Chitzen Itza

Chitzen Itza

Sunday, July 6, 2008

God

This is an old poem, I wrote some time ago...

God

It's like awakening
from the dream
of your deepest fear
and your true name

And falling back asleep
to the lone black bird's
morning song
to false dawn

Friday, July 4, 2008

The Night

The night

I am driving down the highway.
It is night. There are few lights on the road.
The darkness swells. It envelops me.
Ancient, primordial night surrounds me. Timeless.

And here I am seeing it. My thought’s silence.
I become perception, before thought.
Promethean perception. Before words.
Just the dark sea of awareness surrounding me.
Just the dark sea of awareness that is me.

And I forget my name, and my position, and my rank.

Up ahead I see the lights of town.
I drive towards them.

Away from the deep darkness towards the lights.
And there is humanity surrounding me.
Placing its net upon reality,
Creating a dream upon this planet,
A dream that will last only briefly.

As I enter town, I become at once a little child, and a man.
I am my father driving me home through the city,
and I am myself, as a child, being driven.

The lights reflect through the car.
There is a strange comfort that I find in the sound of the car as it goes over the concrete bridges.
There is a strange comfort that I find in the headlights reflected upon my father’s eyes.

There is still a world.
Though the darkness has enveloped us, there is still a world.
And in this dark sea, there are so many happenings,
and if I were lost,
I could wash up on the shore of any of these small little dreams happening around me.

"My Soul Has Grown Deep"

"My Soul has grown deep, like rivers"
--Langston Hughes

I have an uncle who sends me poems from time to time. Recently he sent me the poem, "The Negro Speaks of Rivers" by Langston Hughes. There was a particular line in that poem that just jumped out to me, it was almost as if I could feel the words in my body, "my soul has grown deep, like rivers." To me, that is life, to live, to experience, to grow deep into soulfulness, into the world, while we go upwards to spirit. We grown down, and we grow up.

To grow down is to grow into the world, into the sorrows of the world, to all that is passing, and to live anyway. As Joseph Campbell says, "to participate joyfully in the sorrows of the world."

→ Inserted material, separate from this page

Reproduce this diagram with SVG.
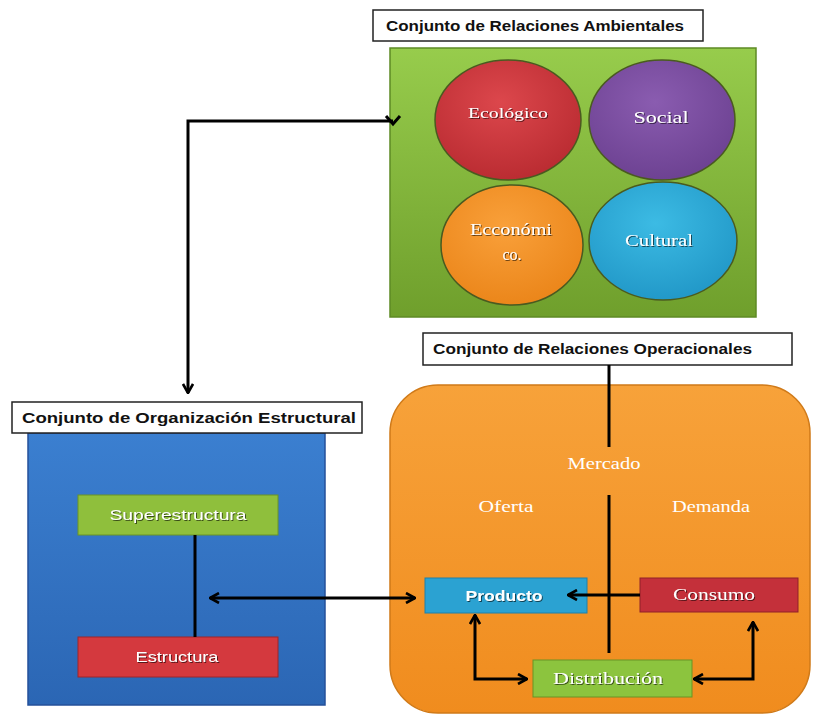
<svg xmlns="http://www.w3.org/2000/svg" width="825" height="715" viewBox="0 0 825 715">
<defs>
<linearGradient id="gGreen" x1="0" y1="0" x2="0" y2="1"><stop offset="0" stop-color="#97cc4c"/><stop offset="1" stop-color="#6f9f2c"/></linearGradient>
<linearGradient id="gBlue" x1="0" y1="0" x2="0" y2="1"><stop offset="0" stop-color="#3b7fd0"/><stop offset="1" stop-color="#2b66b4"/></linearGradient>
<linearGradient id="gOrange" x1="0" y1="0" x2="0" y2="1"><stop offset="0" stop-color="#f7a23a"/><stop offset="1" stop-color="#f08c1e"/></linearGradient>
<radialGradient id="cRed" cx="0.45" cy="0.35" r="0.7"><stop offset="0" stop-color="#dc474c"/><stop offset="1" stop-color="#b82a30"/></radialGradient>
<radialGradient id="cPurple" cx="0.45" cy="0.35" r="0.7"><stop offset="0" stop-color="#8a5cb0"/><stop offset="1" stop-color="#6b4090"/></radialGradient>
<radialGradient id="cOrange" cx="0.45" cy="0.35" r="0.7"><stop offset="0" stop-color="#f9a03a"/><stop offset="1" stop-color="#ea8418"/></radialGradient>
<radialGradient id="cCyan" cx="0.45" cy="0.35" r="0.7"><stop offset="0" stop-color="#3cbbe4"/><stop offset="1" stop-color="#2096c6"/></radialGradient>
<filter id="sh" x="-10%" y="-20%" width="120%" height="140%"><feDropShadow dx="1" dy="1" stdDeviation="0.6" flood-color="#000" flood-opacity="0.6"/></filter>
<marker id="v" viewBox="0 0 12 12" refX="11" refY="6" markerWidth="12" markerHeight="12" markerUnits="userSpaceOnUse" orient="auto-start-reverse">
<path d="M2,1 L11,6 L2,11" fill="none" stroke="#000" stroke-width="2.6"/>
</marker>
</defs>
<style>
.lbl{fill:#fff;stroke:#222;stroke-width:1.5}
.lt{font-family:"Liberation Sans",Arial,sans-serif;font-size:14px;font-weight:bold;fill:#111}
.ct{font-family:"Liberation Serif","Times New Roman",serif;fill:#fff;text-anchor:middle;filter:url(#sh)}
.bt{font-family:"Liberation Sans",Arial,sans-serif;font-size:15px;fill:#fff;text-anchor:middle;filter:url(#sh)}
.st{font-family:"Liberation Serif","Times New Roman",serif;font-size:16px;fill:#fff;text-anchor:middle}
.ln{fill:none;stroke:#000;stroke-width:3}
.circ{stroke:#4a5a20;stroke-width:1.5}
</style>
<rect width="825" height="715" fill="#fff"/>

<g id="ambientales">
<rect x="390" y="48" width="366" height="269" fill="url(#gGreen)" stroke="#5e8a24" stroke-width="1.5"/>
<g id="ecologico"><ellipse cx="508" cy="120" rx="73" ry="60" fill="url(#cRed)" class="circ"/><text x="508" y="118" class="ct" font-size="15" textLength="80" lengthAdjust="spacingAndGlyphs">Ecológico</text></g>
<g id="social"><ellipse cx="662" cy="120" rx="73" ry="60" fill="url(#cPurple)" class="circ"/><text x="661" y="123" class="ct" font-size="17" textLength="55" lengthAdjust="spacingAndGlyphs">Social</text></g>
<g id="economico"><ellipse cx="512" cy="245" rx="71" ry="60" fill="url(#cOrange)" class="circ"/><text x="511" y="235" class="ct" font-size="16" textLength="82" lengthAdjust="spacingAndGlyphs">Ecconómi</text><text x="512" y="260" class="ct" font-size="16">co.</text></g>
<g id="cultural"><ellipse cx="663" cy="241" rx="74" ry="59" fill="url(#cCyan)" class="circ"/><text x="659" y="246" class="ct" font-size="17" textLength="68" lengthAdjust="spacingAndGlyphs">Cultural</text></g>
</g>
<g id="lbl-ambientales"><rect x="373" y="10" width="330" height="31" class="lbl"/><text x="386" y="31" class="lt" textLength="298" lengthAdjust="spacingAndGlyphs">Conjunto de  Relaciones Ambientales</text></g>

<g id="estructural">
<rect x="28" y="433" width="297" height="272" fill="url(#gBlue)" stroke="#24509a" stroke-width="1.5"/>
<g id="superestructura"><rect x="78" y="495" width="200" height="40" fill="#8fbf3c" stroke="#6a9424" stroke-width="1"/><text x="178" y="520" class="bt" textLength="137" lengthAdjust="spacingAndGlyphs">Superestructura</text></g>
<g id="estructura"><rect x="78" y="637" width="200" height="40" fill="#d4393e" stroke="#a02428" stroke-width="1"/><text x="177" y="662" class="bt" textLength="83" lengthAdjust="spacingAndGlyphs">Estructura</text></g>
</g>
<g id="lbl-estructural"><rect x="12" y="402" width="350" height="31" class="lbl"/><text x="22" y="423" class="lt" textLength="334" lengthAdjust="spacingAndGlyphs">Conjunto de  Organización Estructural</text></g>

<g id="operacionales">
<rect x="390" y="385" width="420" height="328" rx="48" ry="48" fill="url(#gOrange)" stroke="#d07a18" stroke-width="1.5"/>
<text x="604" y="469" class="st" textLength="73" lengthAdjust="spacingAndGlyphs">Mercado</text>
<text x="506" y="512" class="st" textLength="55" lengthAdjust="spacingAndGlyphs">Oferta</text>
<text x="711" y="512" class="st" textLength="78" lengthAdjust="spacingAndGlyphs">Demanda</text>
<g id="producto"><rect x="425" y="578" width="162" height="35" fill="#2ba2d2" stroke="#1e80aa" stroke-width="1"/><text x="504" y="601" class="bt" font-size="16" font-weight="bold" textLength="77" lengthAdjust="spacingAndGlyphs">Producto</text></g>
<g id="consumo"><rect x="640" y="578" width="158" height="34" fill="#c4303a" stroke="#902028" stroke-width="1"/><text x="714" y="600" class="st" font-size="18" textLength="82" lengthAdjust="spacingAndGlyphs" filter="url(#sh)">Consumo</text></g>
<g id="distribucion"><rect x="533" y="660" width="159" height="37" fill="#8cc43e" stroke="#6a9424" stroke-width="1"/><text x="608" y="684" class="st" font-size="18" textLength="110" lengthAdjust="spacingAndGlyphs" filter="url(#sh)">Distribución</text></g>
</g>
<g id="lbl-operacionales"><rect x="423" y="333" width="369" height="32" class="lbl"/><text x="433" y="354" class="lt" textLength="319" lengthAdjust="spacingAndGlyphs">Conjunto de  Relaciones Operacionales</text></g>

<g id="connectors">
<path class="ln" d="M393,121 H188 V393" marker-end="url(#v)"/>
<path d="M386,116 L393,124 L400,116" fill="none" stroke="#000" stroke-width="3"/>
<line class="ln" x1="195" y1="535" x2="195" y2="637"/>
<line class="ln" x1="210" y1="598" x2="415" y2="598" marker-start="url(#v)" marker-end="url(#v)"/>
<line class="ln" x1="609" y1="365" x2="609" y2="447"/>
<line class="ln" x1="609" y1="495" x2="609" y2="653"/>
<line class="ln" x1="640" y1="595" x2="568" y2="595" marker-end="url(#v)"/>
<path class="ln" d="M475,615 V679 H527" marker-start="url(#v)" marker-end="url(#v)"/>
<path class="ln" d="M694,679 H753 V622" marker-start="url(#v)" marker-end="url(#v)"/>
</g>
</svg>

I learned just yesterday, that a friend, who up until the last year or so had been diligently walking his path, committed suicide. He was a good human being. He had worked so hard on his path. He had committed to his Self, but he ran up against a place in himself, in his ego, that just was relentless, and despite our best efforts no one that I knew could reach him. He just disappeared.

Evidently, the police found his cell phone and called around looking for next of kin. That's how I found out.

It's hard to know what to say.

You see some one open to their Self, open to life, open to their heart. And then you see them shut down, close out their self, their life, their heart. Just like that. You remember those moments when they were alive, when they were themselves, and you remember those moments that were hints of what was to come, things they said, things they did, the way they acted.

What can you say? His work will continue on a plane other than this one. My prayer for him is that eventually he'll let go of his anger and his self hatred and he'll come back to his Self, to his Soul, to who he truly is, to who he has always been.

And so we live, and our experiences shape us, define us, and we grow deep, etched in stone, like rivers carving out canyons in our souls, places that take us deeper into life, into this world, and ourselves, into the living mystery.